E, sempre sulla scia del citato precedente, è il caso di osservare che l’odierna ricorrente non denunzia limitazioni al pieno dispiegamento del suo diritto di difesa ed al suo diritto al contraddittorio per effetto della mancata partecipazione al giudizio del litisconsorte pretermesso. In definitiva, l’unico interesse alla ripetizione del processo riconoscibile in capo all’odierna ricorrente è individuabile non nella esigenza di rimediare ad un vulnus recato al suo diritto di difesa ed al suo diritto al contraddittorio dalla mancata partecipazione al giudizio del litisconsorte necessario pretermesso, ma nella mera speranza che un nuovo giudizio si concluda con esito diverso da quello già celebrato (cfr. ordinanza Sez. 2, Ordinanza n. 24071 /2019 cit.).
Solo per completezza, la mancanza di un interesse meritevole di tutela ex art. 100 c.p.c. la si desume anche dalla precisa scelta difensiva di trascurare completamente proprio nell’atto di appello la questione del litisconsorzio, introdotta solo con la comparsa conclusionale.
Il ricorso pertanto va dichiarato inammissibile.
Essendo l’altra parte rimasta intimata, non va emessa pronuncia sulle spese.

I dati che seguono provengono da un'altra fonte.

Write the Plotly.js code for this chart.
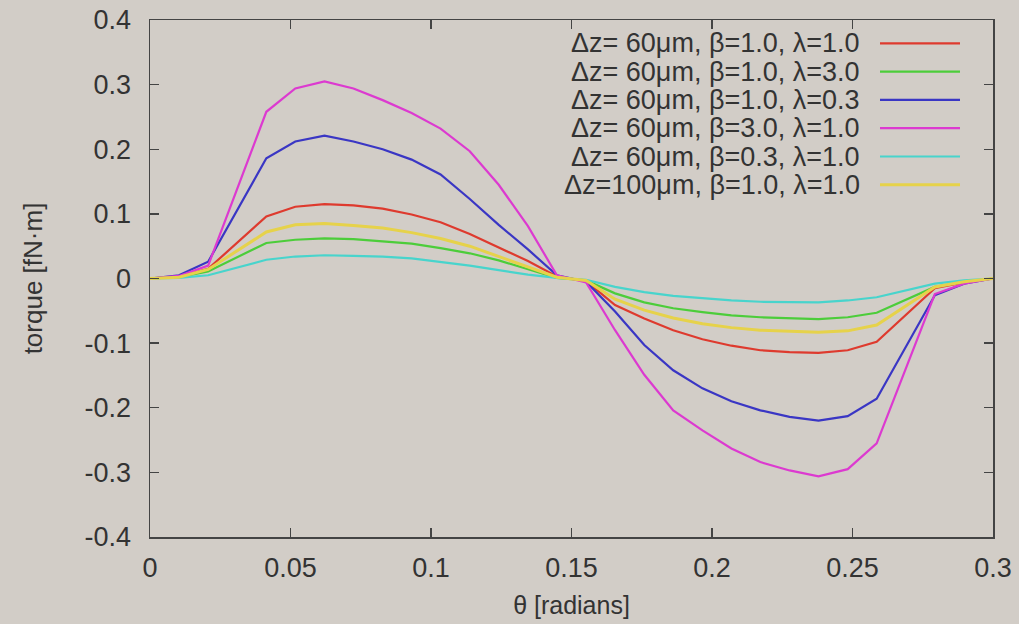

Sussistono i presupposti processuali per il versamento ai sensi del D.P.R. n. 30 maggio 2002, n. 115, art. 13, comma 1-quater, – da parte della ricorrente, di un ulteriore importo a titolo di contributo unificato pari a quello previsto per l’impugnazione, se dovuto.
P.Q.M.
la Corte dichiara inammissibile il ricorso.
Ai sensi del D.P.R. n. 115 del 2002, art. 13, comma 1-quater, dà atto della sussistenza dei presupposti processuali per il versamento, da parte della ricorrente, di un ulteriore importo a titolo di contributo unificato pari a quello previsto per il ricorso, a norma dello stesso art. 13, comma 1-bis, se dovuto.
Così deciso in Roma, il 18 novembre 2021.